Exactly as written, quote every line that follows, skipping the images.

* Dataset excerpt *
## begin
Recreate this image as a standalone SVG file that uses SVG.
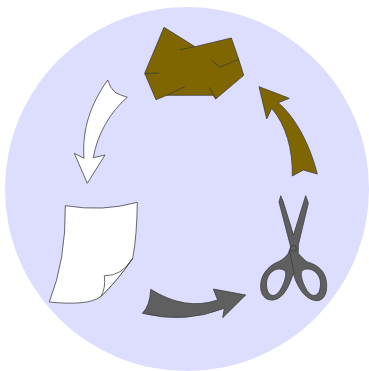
<svg xmlns="http://www.w3.org/2000/svg" width="369" height="371" viewBox="0 0 369 371">
<style>
.o{stroke:#3a3a3a;stroke-width:.75;stroke-linejoin:round}
.brown{fill:#806600}
.grey{fill:#5f5f5f}
.white{fill:#fff}
.l{fill:none;stroke:#3a3a3a;stroke-width:.75}
</style>
<rect width="369" height="371" fill="#fff"/>
<circle id="background" cx="187" cy="189" r="182" fill="#ddf"/>
<g id="connectors">
<path id="arrow-white" class="o white" d="M107.7 80 Q110 88 115 92.3 Q120 95 127.3 97.3 C110 112 97 135 93.3 157.7 L105 155 L87.3 183.3 L74.3 153.3 L84 158.3 C82 130 90 105 107.7 80Z"/>
<path id="arrow-grey" class="o grey" d="M150.7 289.3 Q185 311 217.7 300 L213.3 289 L245.7 295 L222.7 317.7 L224.3 308.3 Q185 324 142.3 313.3 Q150 306 150.7 289.3Z"/>
<path id="arrow-brown" class="o brown" d="M259 86.7 L289.3 98.3 L278.3 102.7 C296 118 310 145 317.3 174 L303.3 170 L292.3 176 C293 150 286 125 271.7 108.3 L266.7 119Z"/>
</g>
<g id="node-rock">
<path class="o brown" d="M164 27.3 L195 46.7 L231.3 38 L238.7 59.3 L243.7 75.3 L215.7 99 L213.3 95.3 L166.7 95.3 L156 99.7 L144.7 73.3Z"/>
<path class="l" d="M144.7 73.7 L159.3 73 M166.7 95.3 L185 86.7 M180 49.7 L195 46.7 M211 59.3 L219.7 67.3 L238.7 59.3 M209.3 87.3 L215.7 99"/>
</g>
<g id="node-paper">
<path class="o white" d="M65.3 205.7 Q103 212 137.3 202.3 Q137 235 132.7 258.3 Q118 280 100.7 296.7 Q88 306 49.3 302 Q66 260 65.3 205.7Z"/>
<path class="o white" d="M132.7 258.3 Q121.5 276.4 104.3 275.7 Q106 288 100.7 296.7 Q118 280 132.7 258.3Z"/>
</g>
<g id="node-scissors">
<path class="o grey" fill-rule="evenodd" d="M280.7 195.7 L283 201 L293.5 235 L304 201 L305.7 195.7 L308.3 203.3 L298.3 245 L298.3 253.3 C302 258 305 260 306.7 261.7 C314 264 326 268 326.7 285 C327 296 322 301 316.7 300.7 C304 300 296 284 293.3 273.3 C290 284 284 299 273.3 300 C265 301 260 294 260.7 285 C261 272 272 264 278.3 261.7 C282 260 286 257 288.3 253.3 L290.7 247 L279 202Z M279.5 269 C272 269 266 276 266.5 285 C267 292 269.5 295.5 273.3 295.5 C279.5 295.5 286 280 285.8 273.5 C285.5 270.5 283.5 269 279.5 269Z M307.5 269 C315 269 321 276 320.5 285 C320 292 317.5 295.5 313.7 295.5 C307.5 295.5 301 280 301.2 273.5 C301.5 270.5 303.5 269 307.5 269Z"/>
<path class="l" d="M289.3 250 L294.3 273.3"/>
<circle class="l" cx="293.3" cy="248.3" r="3"/>
</g>
</svg>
## end
* Response to the exercise *
Recreate this image as a standalone SVG file that uses SVG.
<svg xmlns="http://www.w3.org/2000/svg" width="369" height="371" viewBox="0 0 369 371">
<style>
.o{stroke:#3a3a3a;stroke-width:.75;stroke-linejoin:round}
.brown{fill:#806600}
.grey{fill:#5f5f5f}
.white{fill:#fff}
.l{fill:none;stroke:#3a3a3a;stroke-width:.75}
</style>
<rect width="369" height="371" fill="#fff"/>
<circle id="background" cx="187" cy="189" r="182" fill="#ddf"/>
<g id="connectors">
<path id="arrow-white" class="o white" d="M107.7 80 Q110 88 115 92.3 Q120 95 127.3 97.3 C110 112 97 135 93.3 157.7 L105 155 L87.3 183.3 L74.3 153.3 L84 158.3 C82 130 90 105 107.7 80Z"/>
<path id="arrow-grey" class="o grey" d="M150.7 289.3 Q185 311 217.7 300 L213.3 289 L245.7 295 L222.7 317.7 L224.3 308.3 Q185 324 142.3 313.3 Q150 306 150.7 289.3Z"/>
<path id="arrow-brown" class="o brown" d="M259 86.7 L289.3 98.3 L278.3 102.7 C296 118 310 145 317.3 174 L303.3 170 L292.3 176 C293 150 286 125 271.7 108.3 L266.7 119Z"/>
</g>
<g id="node-rock">
<path class="o brown" d="M164 27.3 L195 46.7 L231.3 38 L238.7 59.3 L243.7 75.3 L215.7 99 L213.3 95.3 L166.7 95.3 L156 99.7 L144.7 73.3Z"/>
<path class="l" d="M144.7 73.7 L159.3 73 M166.7 95.3 L185 86.7 M180 49.7 L195 46.7 M211 59.3 L219.7 67.3 L238.7 59.3 M209.3 87.3 L215.7 99"/>
</g>
<g id="node-paper">
<path class="o white" d="M65.3 205.7 Q103 212 137.3 202.3 Q137 235 132.7 258.3 Q118 280 100.7 296.7 Q88 306 49.3 302 Q66 260 65.3 205.7Z"/>
<path class="o white" d="M132.7 258.3 Q121.5 276.4 104.3 275.7 Q106 288 100.7 296.7 Q118 280 132.7 258.3Z"/>
</g>
<g id="node-scissors">
<path class="o grey" fill-rule="evenodd" d="M280.7 195.7 L283 201 L293.5 235 L304 201 L305.7 195.7 L308.3 203.3 L298.3 245 L298.3 253.3 C302 258 305 260 306.7 261.7 C314 264 326 268 326.7 285 C327 296 322 301 316.7 300.7 C304 300 296 284 293.3 273.3 C290 284 284 299 273.3 300 C265 301 260 294 260.7 285 C261 272 272 264 278.3 261.7 C282 260 286 257 288.3 253.3 L290.7 247 L279 202Z M279.5 269 C272 269 266 276 266.5 285 C267 292 269.5 295.5 273.3 295.5 C279.5 295.5 286 280 285.8 273.5 C285.5 270.5 283.5 269 279.5 269Z M307.5 269 C315 269 321 276 320.5 285 C320 292 317.5 295.5 313.7 295.5 C307.5 295.5 301 280 301.2 273.5 C301.5 270.5 303.5 269 307.5 269Z"/>
<path class="l" d="M289.3 250 L294.3 273.3"/>
<circle class="l" cx="293.3" cy="248.3" r="3"/>
</g>
</svg>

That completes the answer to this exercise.